• [Your task] Transcribe each entry below exactly. Pictures do not go in the copy.

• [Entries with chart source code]
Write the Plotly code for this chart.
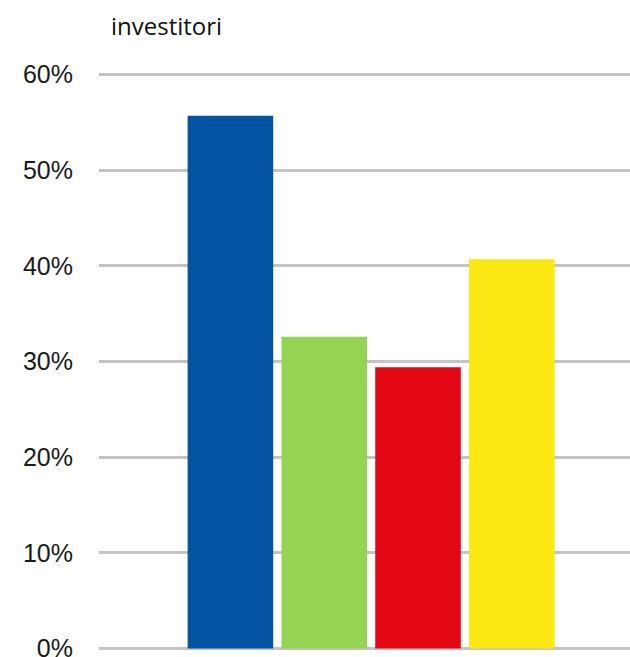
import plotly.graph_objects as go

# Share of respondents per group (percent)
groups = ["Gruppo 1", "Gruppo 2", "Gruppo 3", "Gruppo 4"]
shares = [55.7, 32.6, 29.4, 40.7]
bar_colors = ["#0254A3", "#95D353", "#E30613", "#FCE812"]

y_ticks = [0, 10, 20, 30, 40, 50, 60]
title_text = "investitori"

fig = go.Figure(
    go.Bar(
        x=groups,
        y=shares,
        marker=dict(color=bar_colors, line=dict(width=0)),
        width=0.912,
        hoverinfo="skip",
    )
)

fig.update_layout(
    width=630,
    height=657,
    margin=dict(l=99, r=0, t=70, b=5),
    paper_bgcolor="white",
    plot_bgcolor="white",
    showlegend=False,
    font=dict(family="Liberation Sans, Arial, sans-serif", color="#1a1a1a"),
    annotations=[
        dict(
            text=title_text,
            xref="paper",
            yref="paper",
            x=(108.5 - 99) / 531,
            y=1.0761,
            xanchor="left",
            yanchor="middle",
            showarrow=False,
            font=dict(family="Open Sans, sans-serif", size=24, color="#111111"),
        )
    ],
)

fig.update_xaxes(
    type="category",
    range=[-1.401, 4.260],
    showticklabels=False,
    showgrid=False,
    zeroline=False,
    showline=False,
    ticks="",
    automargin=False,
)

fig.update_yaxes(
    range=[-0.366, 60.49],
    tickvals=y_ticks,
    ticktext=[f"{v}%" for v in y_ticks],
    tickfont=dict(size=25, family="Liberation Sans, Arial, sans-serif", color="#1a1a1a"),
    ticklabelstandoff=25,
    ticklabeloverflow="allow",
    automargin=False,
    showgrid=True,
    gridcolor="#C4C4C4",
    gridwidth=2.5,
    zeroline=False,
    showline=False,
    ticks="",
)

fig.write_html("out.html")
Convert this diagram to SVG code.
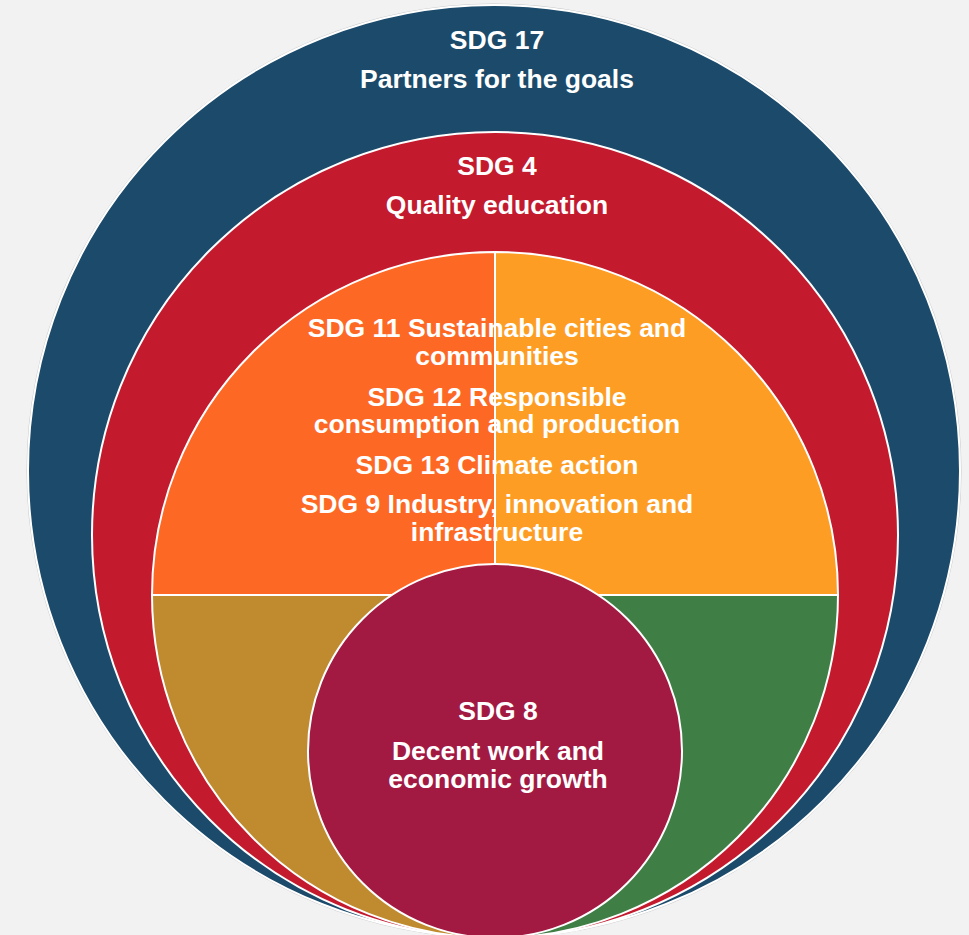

• [Output of the task]
Write the Plotly code for this chart.
import plotly.graph_objects as go

# Share of respondents per group (percent)
groups = ["Gruppo 1", "Gruppo 2", "Gruppo 3", "Gruppo 4"]
shares = [55.7, 32.6, 29.4, 40.7]
bar_colors = ["#0254A3", "#95D353", "#E30613", "#FCE812"]

y_ticks = [0, 10, 20, 30, 40, 50, 60]
title_text = "investitori"

fig = go.Figure(
    go.Bar(
        x=groups,
        y=shares,
        marker=dict(color=bar_colors, line=dict(width=0)),
        width=0.912,
        hoverinfo="skip",
    )
)

fig.update_layout(
    width=630,
    height=657,
    margin=dict(l=99, r=0, t=70, b=5),
    paper_bgcolor="white",
    plot_bgcolor="white",
    showlegend=False,
    font=dict(family="Liberation Sans, Arial, sans-serif", color="#1a1a1a"),
    annotations=[
        dict(
            text=title_text,
            xref="paper",
            yref="paper",
            x=(108.5 - 99) / 531,
            y=1.0761,
            xanchor="left",
            yanchor="middle",
            showarrow=False,
            font=dict(family="Open Sans, sans-serif", size=24, color="#111111"),
        )
    ],
)

fig.update_xaxes(
    type="category",
    range=[-1.401, 4.260],
    showticklabels=False,
    showgrid=False,
    zeroline=False,
    showline=False,
    ticks="",
    automargin=False,
)

fig.update_yaxes(
    range=[-0.366, 60.49],
    tickvals=y_ticks,
    ticktext=[f"{v}%" for v in y_ticks],
    tickfont=dict(size=25, family="Liberation Sans, Arial, sans-serif", color="#1a1a1a"),
    ticklabelstandoff=25,
    ticklabeloverflow="allow",
    automargin=False,
    showgrid=True,
    gridcolor="#C4C4C4",
    gridwidth=2.5,
    zeroline=False,
    showline=False,
    ticks="",
)

fig.write_html("out.html")
Convert this diagram to SVG code.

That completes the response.